US Dollar Research Report

Deflation on the cards in the Uk

FOMC removes the word "patient"

Political risk weighs on Sterling

GBPUSD


Sterling Dollar GBPUSD FX Technical Analysis

The Sterling dollar exchange rate has been making a series of lower highs over the course of March. Sterling has consistently failed to sustain any rally above 1.5000. Momentum would suggest that the weakness in the Pound is set to continue as both technical and fundamental indicators weigh on the Pound. Inflation in the UK slumped to zero which was a much larger fall than anticipated by any analysts as lower oil continued to drag prices lower. Although the UK economy has recovered significantly since the crisis began inflation has sagged and wage growth has been disappointing. Governor Carney has insisted that the current deflationary situation is temporary and is , in fact , positive for the UK economy however core inflation which strips out energy also fell in February so this must be a concern for policy makers. What is certain is that the market will now be watching the CPI data very carefully and if there is a hint that this may persist for the foreseeable future then the Pound is likely to fall much further as the bank runs out of options.

The dollar has also continued to strengthen after the Federal Reserve moved to the verge of raising interest rates for the first time since the economy fell into recession seven years ago. In a statement released after its 2 day policy meeting the Fed said that they would consider raising the benchmark rate as early as June and they also removed a promise that they would be "patient". The Fed tempered their message by stating that they thought that the unemployment rate could fall further without triggering higher inflation and the general impression is that rates are going up although this may not happen until the end of 2015. Any move higher will be dependent on the data and non-farm payrolls will take on even greater significance.

Looking ahead the Pound could well struggle to make any gains as markets begin to price in the political risk of the upcoming general election. The latest opinion polls show a rise in support for the Labour party after the recent television interviews and if the opinion polls narrow leading into the election we can expect the Pound to fall further. Markets do not like uncertainty and if the political landscape after the election is ambiguous the effect on the Pound could be catastrophic.
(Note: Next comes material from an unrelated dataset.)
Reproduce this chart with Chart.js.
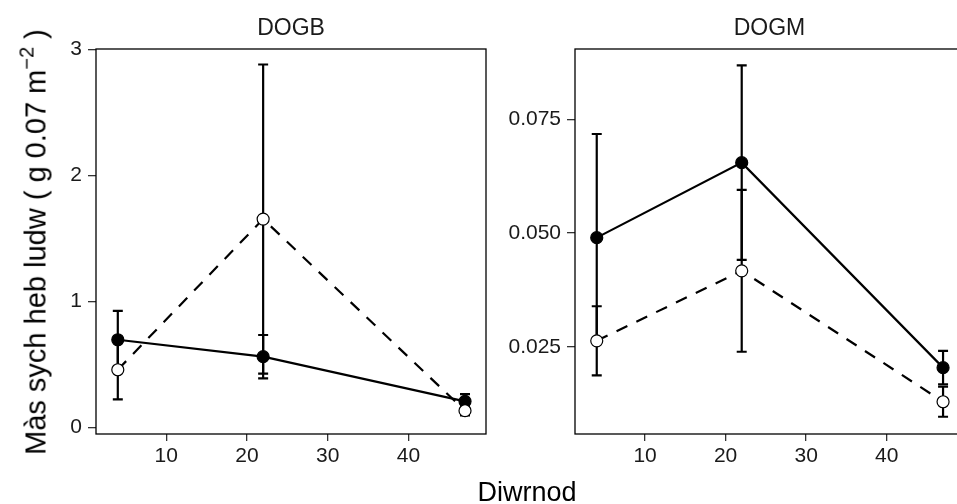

In terms of data US non-farm payrolls this Friday will be very closely scrutinised for a strong number which would confirm that a rate rise was imminent in the Us allowing the current trend to continue. In the UK the election will be the main focus and swings in the opinion polls will most likely influence near term direction.


For USD Buyers

I still maintain that any rally should be sold into and I now feel that 1.5000 is a key level both psychologically and technically. If we are lucky enough to see that again then I would suggest purchasing dollars there. A break of 1.4500 on the downside would open up 1.4000 very quickly.


For USD Sellers

The Rate looks offered and I would leave protection above 1.5000 hoping for a break of the recent 1.4585 low.